On le voit : depuis la première publication de ce livre, des avancées indéniables ont été réalisées et, petit à petit, les agences de réglementation sont poussées à rendre des comptes sur leurs pratiques et décisions. Quant aux responsables politiques, ils commencent à prendre conscience que si l’on veut stopper l’épidémie de maladies chroniques qui frappe la population et plombe les comptes de la Sécurité sociale, il faut s’attaquer à ses vraies causes, en revoyant de fond en comble le système de réglementation des produits chimiques et en activant le principe de précaution, dès qu’un doute raisonnable existe sur la toxicité d’une molécule. Et, faut-il le rappeler : en matière de sécurité sanitaire, le doute devrait toujours bénéficier aux citoyens et non aux industriels, comme c’est le cas aujourd’hui…

Pour finir, je voudrais rendre hommage à l’énorme travail réalisé par le Réseau environnement santé (RES) animé par André Cicollela, qui, à l’instar du Mouvement pour les générations futures de François Veillerette, ne baisse jamais la garde, en poursuivant sans relâche un seul objectif : la protection des citoyens et de la vie...


[1] European Environment Agency, Late Lessons from Early Warnings. Science, Precaution, Innovation, <www.eea.europa.eu>, 23 janvier 2013.

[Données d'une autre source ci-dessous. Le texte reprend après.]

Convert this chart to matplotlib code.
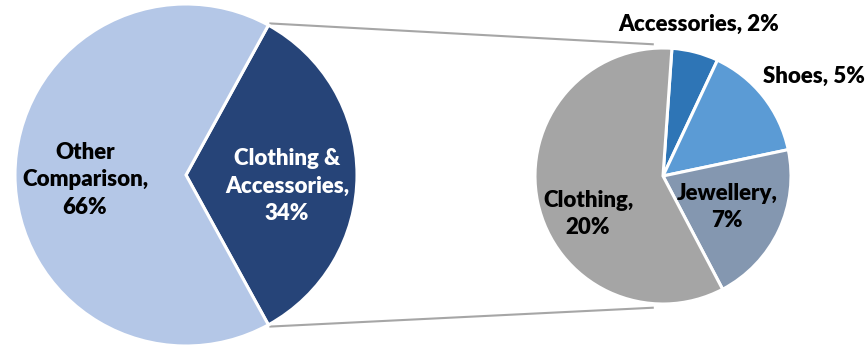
import numpy as np
import matplotlib
matplotlib.use("Agg")
import matplotlib.pyplot as plt

# Overall split of comparison spending
main_labels = ["Clothing &\nAccessories,\n34%", "Other\nComparison,\n66%"]
main_values = [34, 66]
main_colors = ["#264478", "#B4C7E7"]
main_text_colors = ["white", "black"]

# Breakdown of the Clothing & Accessories share
sub_labels = ["Accessories, 2%", "Shoes, 5%", "Jewellery,\n7%", "Clothing,\n20%"]
sub_values = [2, 5, 7, 20]
sub_colors = ["#2E75B6", "#5B9BD5", "#8497B0", "#A5A5A5"]

W, H = 868, 348
fig = plt.figure(figsize=(W / 100, H / 100), dpi=100)
ax = fig.add_axes([0, 0, 1, 1])
ax.set_xlim(0, W)
ax.set_ylim(0, H)
ax.set_aspect("equal")
ax.axis("off")

font = dict(family=["Lato", "DejaVu Sans"], fontweight="heavy", fontsize=16)

# Left pie
c1, r1 = (186, 173), 171
half = 360 * main_values[0] / sum(main_values) / 2
ax.pie(main_values, colors=main_colors, startangle=-half, counterclock=True,
       center=c1, radius=r1, frame=True,
       wedgeprops=dict(edgecolor="white", linewidth=2.2))

main_pos = [(287, 162), (85, 168)]
for lab, (x, y), tc in zip(main_labels, main_pos, main_text_colors):
    ax.text(x, y, lab, ha="center", va="center", color=tc,
            linespacing=1.38, **font)

# Right pie
c2, r2 = (663, 172), 128
ax.pie(sub_values, colors=sub_colors, startangle=86, counterclock=False,
       center=c2, radius=r2, frame=True,
       wedgeprops=dict(edgecolor="white", linewidth=2.2))

sub_pos = [(699, 324), (814, 272), (727, 141), (588, 134)]
for lab, (x, y) in zip(sub_labels, sub_pos):
    ax.text(x, y, lab, ha="center", va="center", color="black",
            linespacing=1.38, **font)

# Connector lines between the exploded slice and the breakdown pie
ax.set_xlim(0, W)
ax.set_ylim(0, H)
for sign in (1, -1):
    a1 = np.deg2rad(sign * half)
    a2 = np.deg2rad(sign * 94)
    p1 = (c1[0] + (r1 + 2) * np.cos(a1), c1[1] + (r1 + 2) * np.sin(a1))
    p2 = (c2[0] + (r2 + 4) * np.cos(a2), c2[1] + (r2 + 4) * np.sin(a2))
    ax.plot([p1[0], p2[0]], [p1[1], p2[1]], color="#A6A6A6", lw=1.5,
            zorder=0, solid_capstyle="butt")

fig.savefig("out.png", dpi=100)
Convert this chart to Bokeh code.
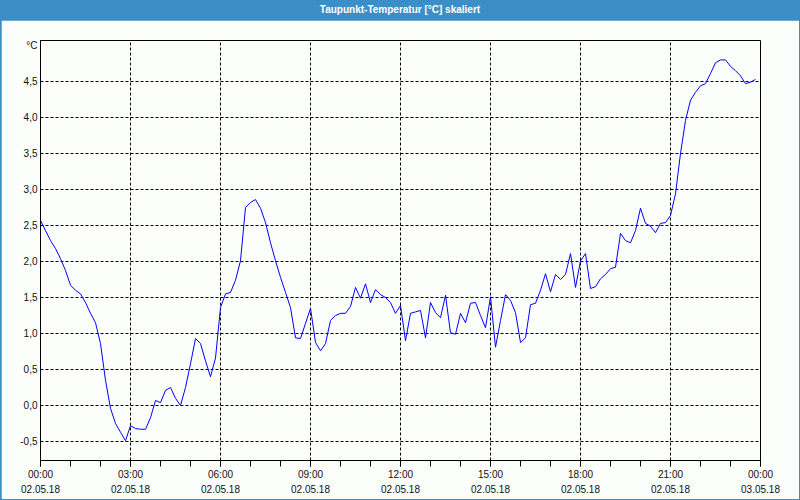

[2] Paul Benkimoun et Stéphane Foucart, « Bisphénol A, pesticides… L’Europe admet les failles de sa sécurité sanitaire », Le Monde, 24 janvier 2013.

[3] Ibid.

[4] Grégoire Allix, « L’inquiétant effet cocktail des pesticides sur nos molécules », Le Monde, 8 août 2012.

[5]

[6] Nicole Bonnefoy, Pesticides : vers le risque zéro. Rapport d’information n° 42 (2012-2013) fait au nom de la Mission commune d’information sur les pesticides, <www.senat.fr>,  10 octobre 2012.

[7] Gilbert Barbier, Perturbateurs endocriniens, le temps de la précaution. Rapport d’information n° 765 (2010-2011) fait au nom de l’Office parlementaire d’évaluation des choix scientifiques et technologiques, <www.senat.fr>, 12 juillet 2011. Pour établir son rapport, le sénateur a auditionné soixante personnes.

[8] Le sénateur Barbier cite longuement, à ce sujet, le rapport Reproduction et Environnement de l’Inserm du 14 avril 2011, publié peu après la première édition de ce livre.

[9]

[10] Réseau environnement santé, « Interdiction du Bisphénol A dans les contenants alimentaires : le RES salue une avancée historique », <http://reseau-environnement-sante.fr>, 13 décembre 2012.

[11] Stéphane Foucart, « Bisphénol A, les dessous d’un scandale sanitaire », Le Monde, 29 octobre 2011.

[12] « La présidente de l’EFSA pas limogée ? », Le Figaro.fr (avec l’AFP), 11 mai 2012.